Some good news: I tested out the rest of my Apple TV, to make sure that the hack had not done damage to any of the device's pre-existing features or content. No problem. Everything worked just as it did before.
Even without the video playback problems, I'm still not sure how often I would use Boxee on my Apple TV. This may be because I am fortunate to already have so many other options. I have Comcast cable and TiVo. TiVo, in turn, gives me access to the "Watch Instantly" movies in my Netflix queue (as well as numerous other Internet options). And I have a beautiful 24" Cinema Display and external speakers, if and when I want to watch stuff on my Mac. Still, for those who depend mainly on an Apple TV for non-broadcast video viewing, this hack makes the device much more useful.
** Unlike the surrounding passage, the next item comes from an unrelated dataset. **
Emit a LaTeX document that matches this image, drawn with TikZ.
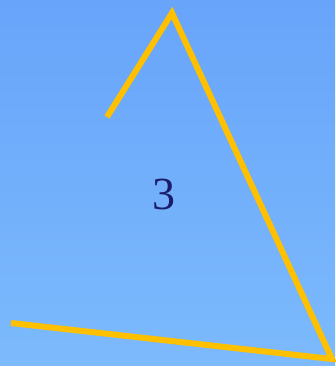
\documentclass[tikz,border=0pt]{standalone}
\usepackage{fontspec}
\setmainfont{Liberation Serif}
\definecolor{bgtop}{HTML}{68A4FA}
\definecolor{bgbot}{HTML}{7CBAFC}
\definecolor{gold}{HTML}{FFC000}
\definecolor{navy}{HTML}{1C1C6C}
\begin{document}
\begin{tikzpicture}[x=1pt,y=-1pt,
  edge/.style={draw=gold,line width=6pt,line join=miter}]
\shade[top color=bgtop,bottom color=bgbot] (0,0) rectangle (335,366);
\useasboundingbox (0,0) rectangle (335,366);
\coordinate (s) at (107,117);
\coordinate (a) at (172,13);
\coordinate (b) at (332,359);
\coordinate (e) at (11,323);
\draw[edge] (s) -- (a) -- (b) -- (e);
\node[text=navy,font=\fontsize{46}{46}\selectfont,inner sep=0pt] (n) at (163.5,194) {3};
\end{tikzpicture}
\end{document}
SSH/SFTP access. For those of you more "technically inclined," installing the ATV USB Creator software offers an additional bonus: You can access your Apple TV from your Mac, via SSH or SFTP (assuming they are on the same local network). For example, using Terminal on your Mac, enter ssh email@example.com followed by frontrow as the password. That's it. You're in. It's the equivalent of accessing a jailbroken iPhone.
Alternatively, you can use a utility such as Fetch to establish an SFTP connection (appletv.local is the host, with frontrow as both the username and password).
Among other benefits, you can use SSH or SFTP to copy media files from your Mac to Boxee folders on your Apple TV (in Users > frontrow, which is where you'll find yourself after logging into the Apple TV). Having done this, you are freed from Apple TV's tether to iTunes; you should be able to play your transferred files via Boxee.
Unfortunately, I could not get this to work. I copied video clips to the Movies folder, using Fetch. I next navigated to Boxee's Movies folder on the Apple TV. Nothing was there. I must be missing some critical step. I've given up trying to figure it out for now.
If you are more intrepid, there are ways you can further modify the Apple TV so that it recognizes media on a drive plugged into its USB port or over a network. [For details, check out the above-cited Gizmodo article as well as this useful blog entry; this is where the above-cited Files menu comes in to play.] Again, given my initial failure with SFTP copy, I haven't even attempted to do any of this yet.
Bottom line. If you have an Apple TV and wished it could do more than Apple allows, this may be exactly what you've been waiting for. It's certainly worth a try. Especially since it's so easy to do and has almost no risk.